Google Cloud to launch GPU offering in early 2017
Wed 16 Nov 2016

Google Cloud has announced its plans to add a series of GPU (Graphics Processing Unit) offerings to its service starting early next year.
According to a blog post, written by Google Cloud Platform product manager John Barrus, the company is offering the AMD FirePro S9300 x2 and two Nvidia Tesla options, the P100 and the K80, for deep learning, artificial intelligence and HPC applications.
Google is playing catch-up with rivals such as Amazon Web Services, Microsoft Azure and IBM’s Bluemix, which already provide GPU as a service. However, the tech giant hopes that its varied GPU offering and ‘affordable’ hourly pricing structure will win over developers.
Barrus explained that although CPU-based machines in the cloud are ideally suited for general purpose computing, more complex tasks such as rendering and large-scale simulations are best placed on more specialised GPU processors.
GPUs contain hundreds of times as many computational cores as CPUs and can significantly accelerate certain tasks, such as ‘risk analysis, studying molecular binding or optimizing the shape of a turbine blade,’ noted Barrus.
Google Cloud’s GPU service will be made available from early 2017 via the Google Compute Engine and the Google Cloud Machine Learning platform. Costings are yet to be revealed.
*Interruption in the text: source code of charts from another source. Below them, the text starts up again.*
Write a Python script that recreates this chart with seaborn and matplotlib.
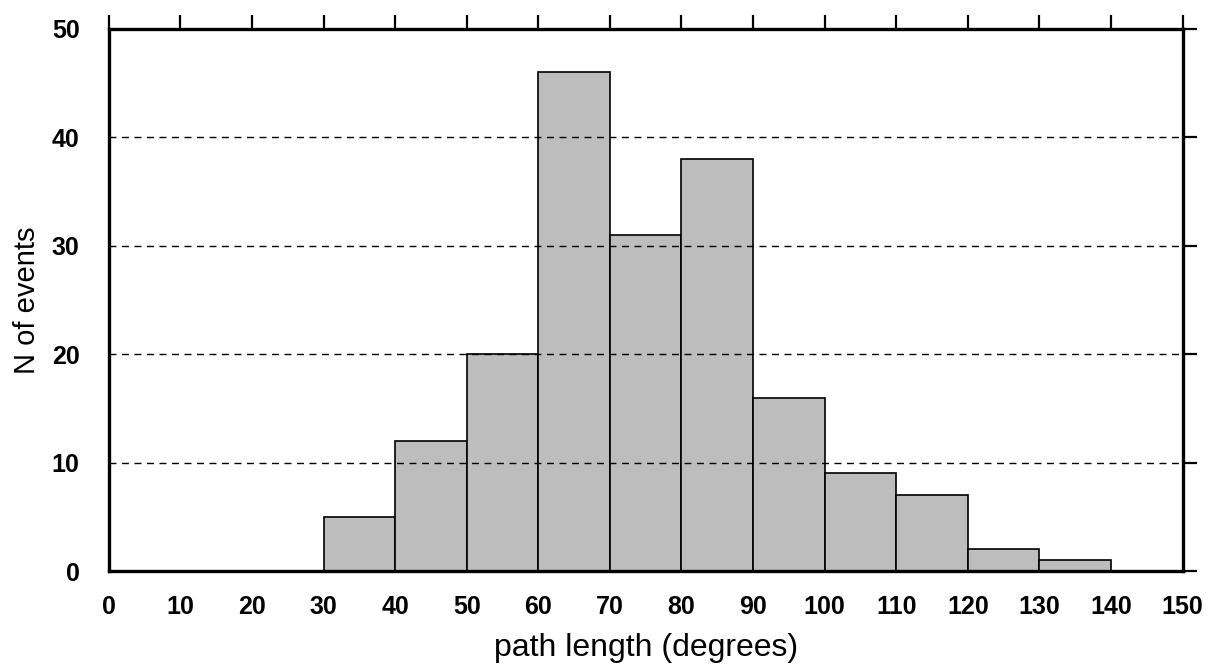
import numpy as np
import pandas as pd
import matplotlib
matplotlib.use("Agg")
import matplotlib.pyplot as plt
import seaborn as sns

# bin edges and counts
bin_edges = [30, 40, 50, 60, 70, 80, 90, 100, 110, 120, 130, 140]
counts = [5, 12, 20, 46, 31, 38, 16, 9, 7, 2, 1]
x_ticks = list(range(0, 151, 10))
y_ticks = [0, 10, 20, 30, 40, 50]

centers = [(a + b) / 2 for a, b in zip(bin_edges[:-1], bin_edges[1:])]
df = pd.DataFrame({'path': centers, 'n': counts})

sns.set_style("white")
plt.rcParams['font.family'] = ['Liberation Sans', 'DejaVu Sans']
plt.rcParams['text.color'] = 'black'
plt.rcParams['axes.labelcolor'] = 'black'
plt.rcParams['xtick.color'] = 'black'
plt.rcParams['ytick.color'] = 'black'

fig = plt.figure(figsize=(12.08, 6.71), dpi=100)
ax = fig.add_axes([0.090, 0.149, 0.889, 0.808])

sns.histplot(data=df, x='path', weights='n', bins=bin_edges, ax=ax,
             color='#bdbdbd', edgecolor='black', linewidth=1.2, alpha=1.0)

# dashed grid lines drawn over the bars
for y in y_ticks[1:-1]:
    ax.axhline(y, color='black', linestyle=(0, (5, 4)), linewidth=1.0, zorder=5)

ax.set_xlim(0, 150)
ax.set_ylim(0, 50)
ax.set_xticks(x_ticks)
ax.set_yticks(y_ticks)
ax.tick_params(axis='both', which='both', direction='out', length=10, width=1.6,
               top=True, right=True, labeltop=False, labelright=False,
               labelsize=18, color='black', labelcolor='black')
ax.tick_params(axis='x', pad=7)
ax.tick_params(axis='y', pad=11)
for lab in ax.get_xticklabels() + ax.get_yticklabels():
    lab.set_fontweight('bold')

for side in ['left', 'right', 'top', 'bottom']:
    ax.spines[side].set_visible(True)
    ax.spines[side].set_linewidth(2.4)
    ax.spines[side].set_color('black')

ax.set_xlabel('path length (degrees)', fontsize=23, labelpad=10)
ax.set_ylabel('N of events', fontsize=21, labelpad=8)

fig.savefig('out.png', dpi=100)
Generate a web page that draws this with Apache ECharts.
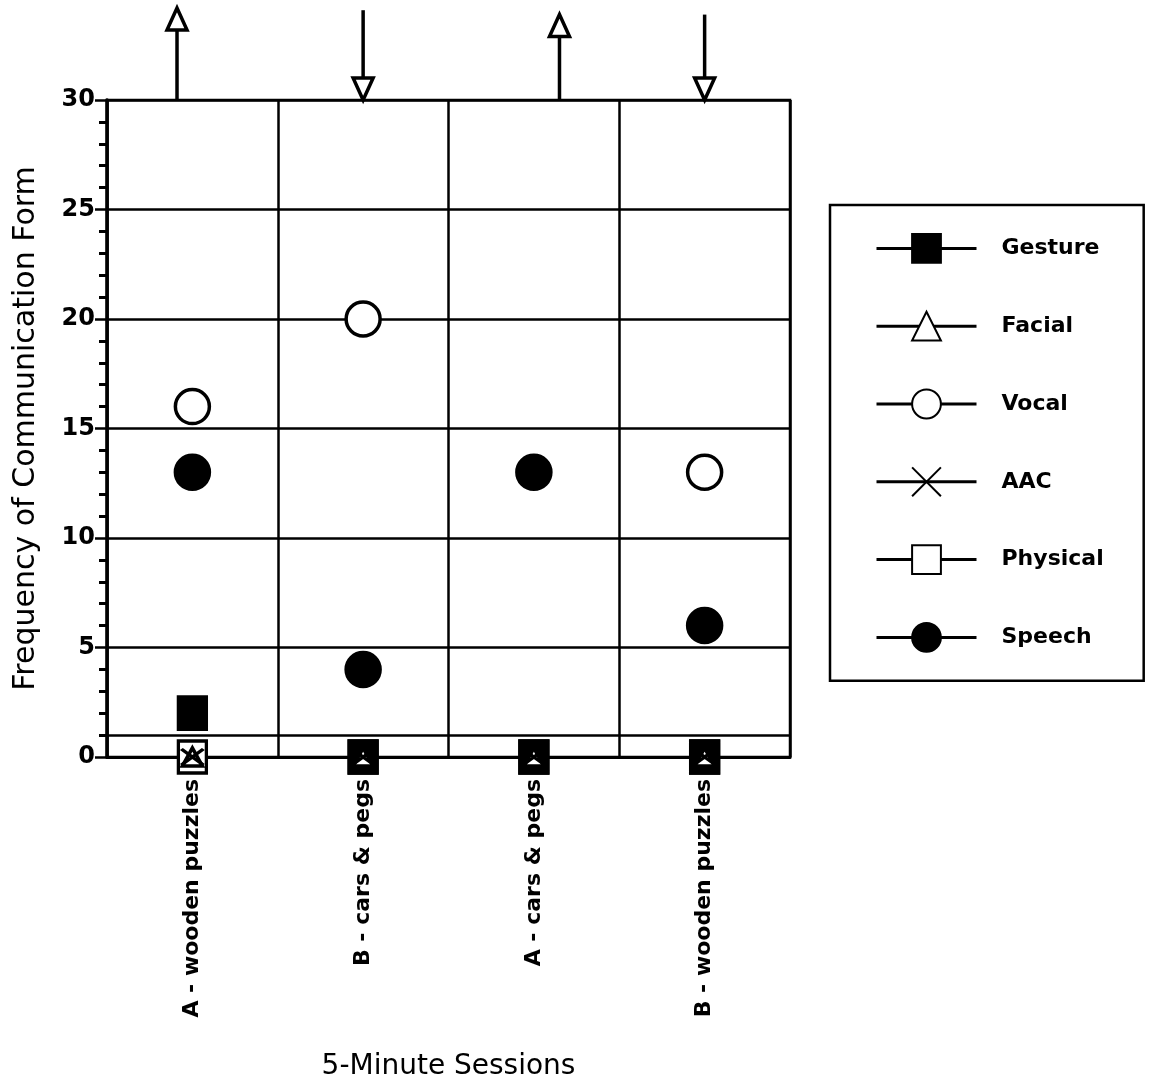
<!DOCTYPE html>
<html>
<head>
<meta charset="utf-8">
<script src="https://cdn.jsdelivr.net/npm/echarts@6/dist/echarts.min.js"></script>
<style>html,body{margin:0;padding:0;background:#fff}#c{width:1149px;height:1087px}</style>
</head>
<body>
<div id="c"></div>
<script>
const categories = ['A - wooden puzzles', 'B - cars & pegs', 'A - cars & pegs', 'B - wooden puzzles'];
const gesture  = [2, 0, 0, 0];
const facial   = [0, 0, 0, 0];
const vocal    = [16, 20, null, 13];
const aac      = [0, 0, 0, 0];
const physical = [0, 0, 0, 0];
const speech   = [13, 4, 13, 6];
const yTicks = [0, 5, 10, 15, 20, 25, 30];
const refLine = 1;
// phase arrows above the chart: [x position in category units, direction (1 up, -1 down), top value]
const arrowX   = [-0.09, 1.0, 2.15, 3.0];
const arrowDir = [1, -1, 1, -1];
const arrowTop = [34.2, 34.1, 33.9, 33.9];

const FONT = '"DejaVu Sans", Verdana, sans-serif';
const chart = echarts.init(document.getElementById('c'));

function mk(name, data, symbol, size, fill, z, extra) {
  return Object.assign({
    name, type: 'line', data, symbol, symbolSize: size, z,
    showAllSymbol: true, clip: false, connectNulls: false,
    lineStyle: { opacity: 0 },
    itemStyle: { color: fill, borderColor: '#000', borderWidth: 3.5, opacity: 1 },
    emphasis: { disabled: true }
  }, extra || {});
}

const series = [
  mk('Gesture', gesture, 'rect', [28, 32], '#000', 4),
  mk('Facial', facial, 'triangle', [20, 18], '#fff', 5),
  mk('Vocal', vocal, 'circle', 34, '#fff', 6),
  mk('AAC', aac, 'path://M0,0L20,20M20,0L0,20', [22, 16], 'rgba(0,0,0,0)', 7),
  mk('Physical', physical, 'rect', [28, 32], '#fff', 3, {
    markLine: {
      silent: true, symbol: 'none', label: { show: false },
      lineStyle: { color: '#000', width: 2.5, type: 'solid' },
      data: [{ yAxis: refLine }]
    }
  }),
  mk('Speech', speech, 'circle', 34, '#000', 8),
  {
    type: 'custom', name: 'arrows', clip: false, silent: true, z: 10,
    data: arrowX.map((x, i) => [x, arrowDir[i], arrowTop[i]]),
    renderItem: function (params, api) {
      const xv = api.value(0), dir = api.value(1), top = api.value(2);
      const base = Math.round(xv);
      const cw = api.size([1, 0])[0];
      const px = api.coord([base, 30])[0] + (xv - base) * cw;
      const yBase = api.coord([base, 30])[1];
      const yTop = api.coord([base, top])[1];
      const th = 22, hw = 10;
      const style = { stroke: '#000', lineWidth: 3.5, fill: '#fff' };
      if (dir > 0) {
        return { type: 'group', children: [
          { type: 'line', shape: { x1: px, y1: yBase, x2: px, y2: yTop + th }, style: { stroke: '#000', lineWidth: 3.5 } },
          { type: 'polygon', shape: { points: [[px, yTop], [px - hw, yTop + th], [px + hw, yTop + th]] }, style }
        ]};
      }
      return { type: 'group', children: [
        { type: 'line', shape: { x1: px, y1: yTop, x2: px, y2: yBase - th }, style: { stroke: '#000', lineWidth: 3.5 } },
        { type: 'polygon', shape: { points: [[px, yBase], [px - hw, yBase - th], [px + hw, yBase - th]] }, style }
      ]};
    }
  }
];

chart.setOption({
  backgroundColor: '#fff',
  animation: false,
  grid: { left: 107, right: 359, top: 100, bottom: 330, show: true, borderColor: '#000', borderWidth: 2.5, containLabel: false },
  legend: {
    orient: 'vertical', left: 830, top: 205,
    data: ['Gesture', 'Facial', 'Vocal', 'AAC', 'Physical', 'Speech'],
    itemWidth: 100, itemHeight: 36, itemGap: 47,
    padding: [28, 40, 28, 45],
    borderColor: '#000', borderWidth: 2.5,
    lineStyle: { width: 3, color: '#000', opacity: 1 },
    textStyle: { fontFamily: FONT, fontSize: 22, fontWeight: 'bold', color: '#000', padding: [0, 0, 0, 20] },
    selectedMode: false
  },
  xAxis: {
    type: 'category', data: categories, boundaryGap: true,
    name: '5-Minute Sessions', nameLocation: 'middle', nameGap: 296,
    nameTextStyle: { fontFamily: FONT, fontSize: 28, color: '#000' },
    axisLine: { show: true, lineStyle: { color: '#000', width: 3 } },
    axisTick: { show: false },
    axisLabel: { rotate: 90, margin: 22, interval: 0, fontFamily: FONT, fontSize: 22, fontWeight: 'bold', color: '#000' },
    splitLine: { show: true, interval: 0, lineStyle: { color: '#000', width: 2.5 } }
  },
  yAxis: {
    type: 'value', min: 0, max: 30, interval: 5,
    name: 'Frequency of Communication Form', nameLocation: 'middle', nameGap: 66,
    nameTextStyle: { fontFamily: FONT, fontSize: 30, color: '#000' },
    axisLine: { show: true, lineStyle: { color: '#000', width: 3.5 } },
    axisTick: { show: true, length: 12, lineStyle: { color: '#000', width: 2.5 } },
    minorTick: { show: true, splitNumber: 5, length: 8, lineStyle: { color: '#000', width: 3 } },
    axisLabel: {
      margin: 12, fontFamily: FONT, fontSize: 24, fontWeight: 'bold', color: '#000',
      formatter: v => (yTicks.indexOf(v) >= 0 ? String(v) : '')
    },
    splitLine: { show: true, lineStyle: { color: '#000', width: 2.5 } }
  },
  series
});
</script>
</body>
</html>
In a simultaneous announcement, Rob Craft, head of Google Cloud Machine Learning, posted that the unit has established a machine learning group specifically focused on the development of cloud-based machine learning services. The group will be headed by top machine intelligence researchers Fe-Fei Li and Jia Li.
Google also confirmed the general availability of its text analysis service, Cloud Natural Language API. Features include improved accuracy for entity recognition and ‘granular sentiment analysis at the sentence level.’ The tool will also support morphology and syntax analysis, which allows it to identify text features such as numbers, genders, person and tense.